Wilson: Flying Under The Radar

CHAPEL HILL, N.C. – While his teammates along the defensive line have received large doses of media attention this preseason, E.J. Wilson has remained in the background, not minding that his name has not been called often during interview requests. The red-shirt sophomore likes it better that way, as it will allow for a bigger splash throughout the ACC when he bursts onto the scene this fall.

"The only pressure I feel is coming from myself," Wilson said. "I know what I can do, and I've just got to go out there and play technique. Once I know my technique, I can let my athleticism come through and shine. I like flying under the radar – I don't want any big press… I want to shock everybody. I want to shock the world."

The Lawrenceville, Va. native has impressed the people that matter most – the UNC coaching staff. Wilson is the projected starter at the strong side defensive end slot and earned the yellow jersey Thursday at practice, an indication of his hustle and dedication during the previous day's training session.

"To me, it means that the coaches see something in me," Wilson said. "They want me to step up and be a leader, and I just try to leave it out on the practice field each and every day. That's what all of us try to do, so on any given day, I think anyone can get the yellow jersey."

The 6-foot-2, 265-pounder split time at fullback and tight end during his red-shirt season in 2005, before settling in at defensive end last fall. He performed well, totaling 19 tackles with three tackles for loss and two sacks. Those experiences proved invaluable heading into the offseason.

"It was very important, because I know the speed of the game [and] I know what it takes to be good in the game," Wilson said.

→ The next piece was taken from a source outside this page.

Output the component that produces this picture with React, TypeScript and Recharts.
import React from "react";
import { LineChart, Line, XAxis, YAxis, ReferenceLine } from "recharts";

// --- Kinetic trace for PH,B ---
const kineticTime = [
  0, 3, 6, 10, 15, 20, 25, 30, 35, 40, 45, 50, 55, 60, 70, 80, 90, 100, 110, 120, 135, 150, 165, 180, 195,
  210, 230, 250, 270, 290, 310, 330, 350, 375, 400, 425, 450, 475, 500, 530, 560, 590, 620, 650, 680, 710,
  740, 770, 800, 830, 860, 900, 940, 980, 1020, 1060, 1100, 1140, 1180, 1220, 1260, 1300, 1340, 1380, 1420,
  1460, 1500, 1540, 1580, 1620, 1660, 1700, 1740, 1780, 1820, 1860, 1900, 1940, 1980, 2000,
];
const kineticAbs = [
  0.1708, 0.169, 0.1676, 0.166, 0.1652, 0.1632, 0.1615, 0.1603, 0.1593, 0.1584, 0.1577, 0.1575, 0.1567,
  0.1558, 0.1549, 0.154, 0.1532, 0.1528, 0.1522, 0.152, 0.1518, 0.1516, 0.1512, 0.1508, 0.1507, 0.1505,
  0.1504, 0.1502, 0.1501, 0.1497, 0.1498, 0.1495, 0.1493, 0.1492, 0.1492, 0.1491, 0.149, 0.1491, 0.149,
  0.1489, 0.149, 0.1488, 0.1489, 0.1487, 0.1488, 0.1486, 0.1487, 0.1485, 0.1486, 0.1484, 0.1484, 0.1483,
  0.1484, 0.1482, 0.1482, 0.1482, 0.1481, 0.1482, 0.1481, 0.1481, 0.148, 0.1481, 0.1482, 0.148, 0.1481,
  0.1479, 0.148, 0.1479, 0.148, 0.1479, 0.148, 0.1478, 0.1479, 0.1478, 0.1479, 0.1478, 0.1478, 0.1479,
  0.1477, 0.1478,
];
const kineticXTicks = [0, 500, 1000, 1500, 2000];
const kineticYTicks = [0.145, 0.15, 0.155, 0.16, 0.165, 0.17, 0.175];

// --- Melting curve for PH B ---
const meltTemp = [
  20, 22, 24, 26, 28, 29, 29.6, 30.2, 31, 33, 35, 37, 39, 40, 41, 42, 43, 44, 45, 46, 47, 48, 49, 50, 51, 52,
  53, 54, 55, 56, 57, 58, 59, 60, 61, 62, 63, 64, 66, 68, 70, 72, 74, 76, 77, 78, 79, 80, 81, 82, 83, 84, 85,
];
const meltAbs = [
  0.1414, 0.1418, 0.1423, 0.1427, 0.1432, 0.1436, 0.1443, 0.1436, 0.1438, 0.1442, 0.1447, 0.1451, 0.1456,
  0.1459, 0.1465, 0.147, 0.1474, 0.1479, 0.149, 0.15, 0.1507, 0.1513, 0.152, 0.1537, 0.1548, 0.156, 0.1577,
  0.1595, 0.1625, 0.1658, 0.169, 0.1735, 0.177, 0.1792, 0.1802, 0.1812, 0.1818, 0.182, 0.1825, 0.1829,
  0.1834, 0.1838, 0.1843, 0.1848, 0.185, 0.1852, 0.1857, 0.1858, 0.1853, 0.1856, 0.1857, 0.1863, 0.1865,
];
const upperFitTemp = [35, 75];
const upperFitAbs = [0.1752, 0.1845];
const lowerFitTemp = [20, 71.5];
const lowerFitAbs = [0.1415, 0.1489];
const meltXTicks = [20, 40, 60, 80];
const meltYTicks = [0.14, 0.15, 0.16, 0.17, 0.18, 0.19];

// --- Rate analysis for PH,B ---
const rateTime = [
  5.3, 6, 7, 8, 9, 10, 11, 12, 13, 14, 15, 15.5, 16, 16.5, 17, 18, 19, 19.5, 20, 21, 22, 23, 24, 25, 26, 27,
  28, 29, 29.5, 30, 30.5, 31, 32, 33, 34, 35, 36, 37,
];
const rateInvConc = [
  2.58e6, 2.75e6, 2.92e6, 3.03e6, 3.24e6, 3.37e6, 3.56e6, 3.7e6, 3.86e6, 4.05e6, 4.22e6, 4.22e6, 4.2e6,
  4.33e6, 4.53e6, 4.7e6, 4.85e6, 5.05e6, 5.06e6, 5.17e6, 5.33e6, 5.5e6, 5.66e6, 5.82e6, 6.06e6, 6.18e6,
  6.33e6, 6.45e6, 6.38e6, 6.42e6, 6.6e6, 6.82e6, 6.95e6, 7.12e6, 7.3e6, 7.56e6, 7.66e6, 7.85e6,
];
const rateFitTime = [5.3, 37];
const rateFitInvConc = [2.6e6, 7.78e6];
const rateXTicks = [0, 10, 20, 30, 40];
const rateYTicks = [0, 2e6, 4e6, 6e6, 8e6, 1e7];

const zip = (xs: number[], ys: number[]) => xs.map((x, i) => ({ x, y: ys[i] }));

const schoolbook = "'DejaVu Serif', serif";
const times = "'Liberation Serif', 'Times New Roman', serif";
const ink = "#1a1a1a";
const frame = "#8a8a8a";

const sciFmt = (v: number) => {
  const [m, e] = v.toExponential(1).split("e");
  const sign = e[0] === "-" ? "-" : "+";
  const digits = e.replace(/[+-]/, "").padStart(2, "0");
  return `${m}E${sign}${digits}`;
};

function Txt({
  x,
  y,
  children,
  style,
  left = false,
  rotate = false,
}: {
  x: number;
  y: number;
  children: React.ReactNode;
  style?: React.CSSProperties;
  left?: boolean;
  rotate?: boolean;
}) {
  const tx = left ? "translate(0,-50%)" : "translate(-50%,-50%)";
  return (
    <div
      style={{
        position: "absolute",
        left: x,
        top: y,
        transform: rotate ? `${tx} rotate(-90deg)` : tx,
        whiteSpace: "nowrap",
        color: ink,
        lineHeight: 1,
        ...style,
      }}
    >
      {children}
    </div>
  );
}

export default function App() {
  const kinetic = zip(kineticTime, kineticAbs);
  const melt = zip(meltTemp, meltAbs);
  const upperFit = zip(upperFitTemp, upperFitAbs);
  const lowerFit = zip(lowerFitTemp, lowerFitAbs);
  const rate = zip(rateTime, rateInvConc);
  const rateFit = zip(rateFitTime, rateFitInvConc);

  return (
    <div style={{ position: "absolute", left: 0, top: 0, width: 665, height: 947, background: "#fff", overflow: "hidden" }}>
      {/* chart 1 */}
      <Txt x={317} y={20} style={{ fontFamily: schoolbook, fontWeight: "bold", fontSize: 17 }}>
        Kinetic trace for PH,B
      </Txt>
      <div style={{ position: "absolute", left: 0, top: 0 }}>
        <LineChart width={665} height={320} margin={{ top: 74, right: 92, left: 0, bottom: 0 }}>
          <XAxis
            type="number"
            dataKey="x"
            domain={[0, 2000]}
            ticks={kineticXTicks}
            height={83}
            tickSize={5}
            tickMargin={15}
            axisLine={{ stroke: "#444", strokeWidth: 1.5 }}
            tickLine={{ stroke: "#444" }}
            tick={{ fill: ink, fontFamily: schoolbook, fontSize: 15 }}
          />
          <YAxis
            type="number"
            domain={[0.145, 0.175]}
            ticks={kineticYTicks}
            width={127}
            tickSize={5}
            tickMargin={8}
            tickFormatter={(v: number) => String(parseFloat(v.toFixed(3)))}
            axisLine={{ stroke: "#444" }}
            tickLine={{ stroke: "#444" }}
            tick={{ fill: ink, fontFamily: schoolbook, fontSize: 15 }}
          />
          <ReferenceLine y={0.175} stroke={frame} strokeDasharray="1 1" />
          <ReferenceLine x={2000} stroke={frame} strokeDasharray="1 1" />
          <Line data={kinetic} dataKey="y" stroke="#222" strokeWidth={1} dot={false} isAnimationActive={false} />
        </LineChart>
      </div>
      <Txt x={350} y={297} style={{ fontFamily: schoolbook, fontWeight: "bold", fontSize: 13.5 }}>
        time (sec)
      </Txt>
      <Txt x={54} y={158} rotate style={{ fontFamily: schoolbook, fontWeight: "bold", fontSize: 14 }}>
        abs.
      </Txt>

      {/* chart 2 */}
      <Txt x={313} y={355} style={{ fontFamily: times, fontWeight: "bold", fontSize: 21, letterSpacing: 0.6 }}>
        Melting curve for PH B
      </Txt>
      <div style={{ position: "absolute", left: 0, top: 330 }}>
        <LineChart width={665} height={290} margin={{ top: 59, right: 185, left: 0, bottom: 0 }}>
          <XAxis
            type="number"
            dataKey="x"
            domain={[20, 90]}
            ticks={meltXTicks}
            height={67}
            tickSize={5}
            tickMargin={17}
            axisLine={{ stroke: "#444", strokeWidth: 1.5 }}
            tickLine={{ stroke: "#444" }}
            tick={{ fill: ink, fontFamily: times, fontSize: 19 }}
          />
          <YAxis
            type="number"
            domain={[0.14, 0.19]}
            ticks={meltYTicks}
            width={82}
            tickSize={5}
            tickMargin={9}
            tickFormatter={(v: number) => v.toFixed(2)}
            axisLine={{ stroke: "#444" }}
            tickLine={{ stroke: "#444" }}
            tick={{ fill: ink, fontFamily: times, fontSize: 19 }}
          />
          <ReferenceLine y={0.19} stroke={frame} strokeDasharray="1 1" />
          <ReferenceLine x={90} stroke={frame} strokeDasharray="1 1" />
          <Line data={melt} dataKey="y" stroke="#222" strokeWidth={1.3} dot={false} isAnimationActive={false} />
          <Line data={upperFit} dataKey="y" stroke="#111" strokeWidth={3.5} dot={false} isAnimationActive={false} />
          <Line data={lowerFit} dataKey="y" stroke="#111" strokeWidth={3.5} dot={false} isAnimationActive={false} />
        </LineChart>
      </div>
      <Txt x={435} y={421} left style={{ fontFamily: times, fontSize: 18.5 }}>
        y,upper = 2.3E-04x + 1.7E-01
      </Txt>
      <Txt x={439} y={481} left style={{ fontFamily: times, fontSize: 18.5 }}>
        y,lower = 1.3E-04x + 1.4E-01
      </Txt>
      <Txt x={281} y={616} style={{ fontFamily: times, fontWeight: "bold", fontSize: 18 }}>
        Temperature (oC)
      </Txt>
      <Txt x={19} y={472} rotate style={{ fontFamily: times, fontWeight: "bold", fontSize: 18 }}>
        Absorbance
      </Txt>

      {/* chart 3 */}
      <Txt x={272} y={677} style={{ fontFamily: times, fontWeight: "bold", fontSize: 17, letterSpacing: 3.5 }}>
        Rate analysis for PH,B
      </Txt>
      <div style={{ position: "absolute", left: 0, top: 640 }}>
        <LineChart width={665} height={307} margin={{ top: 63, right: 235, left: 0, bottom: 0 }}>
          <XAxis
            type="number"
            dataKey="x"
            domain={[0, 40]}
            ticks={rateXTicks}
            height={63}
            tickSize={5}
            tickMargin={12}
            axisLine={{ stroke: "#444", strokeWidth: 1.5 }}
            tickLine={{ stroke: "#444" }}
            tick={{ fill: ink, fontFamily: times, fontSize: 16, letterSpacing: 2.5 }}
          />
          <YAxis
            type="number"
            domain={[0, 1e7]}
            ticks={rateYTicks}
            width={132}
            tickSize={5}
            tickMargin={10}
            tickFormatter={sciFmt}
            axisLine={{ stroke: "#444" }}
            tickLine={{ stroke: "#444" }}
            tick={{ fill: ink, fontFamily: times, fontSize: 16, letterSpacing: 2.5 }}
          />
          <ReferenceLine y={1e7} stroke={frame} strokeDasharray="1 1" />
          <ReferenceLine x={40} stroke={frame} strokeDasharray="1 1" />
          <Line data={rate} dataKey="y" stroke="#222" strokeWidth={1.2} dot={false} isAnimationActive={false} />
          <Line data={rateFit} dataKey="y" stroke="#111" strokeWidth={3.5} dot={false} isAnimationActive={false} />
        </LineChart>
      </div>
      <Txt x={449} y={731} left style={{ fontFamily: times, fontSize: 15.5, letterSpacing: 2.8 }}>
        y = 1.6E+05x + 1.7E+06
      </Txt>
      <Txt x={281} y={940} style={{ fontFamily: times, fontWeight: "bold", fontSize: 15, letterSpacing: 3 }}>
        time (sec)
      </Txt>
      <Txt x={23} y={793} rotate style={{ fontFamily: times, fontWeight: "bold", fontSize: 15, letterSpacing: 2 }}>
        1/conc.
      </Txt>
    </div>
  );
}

He credits his improvement over the last three weeks to defensive line coach John Blake, who continues to rack up the accolades from his position group.

"He's the greatest coach that I've ever been around in my life as far as being a father figure, being upbeat, coaching technique [and] emphasizing the little things and attention to detail," Wilson said.

Those details may seem simple, but sometimes simplicity is the key to being successful on the football field.

"If you're in the 'V' of the neck – which means right between the Adam's apple and the shoulder – then nothing can go wrong," Wilson said. "You have to read the person's block, because the block is not going to lie to you. Don't guess [and] keep your eyes out of the backfield. The first thing you've got to do is defeat the man in front of you before you can go try to make a play."

The 2006 defense allowed 172.75 rushing yards per game at a 4.47 yards per carry clip, good for last in the conference and 100th nationally. Wilson acknowledges that it will take more than proper technique to improve those numbers this fall – determination and attitude will play a big role.

"Our goal is to hold our opponents to 3.2 rushing yards per carry," Wilson said. "That would put us in the top-20 defense [nationally], and then we just move on from there. No one runs the ball on us. [Head] coach [Butch] Davis said the identity of our team – one of them is going to be toughness, and toughness is shown by your ability to run the ball and your ability to stop the run, so we're focusing on stopping the run."

North Carolina began preparation for James Madison Thursday afternoon, which means Wilson is only days away from making his debut as a household name in Tar Heel country.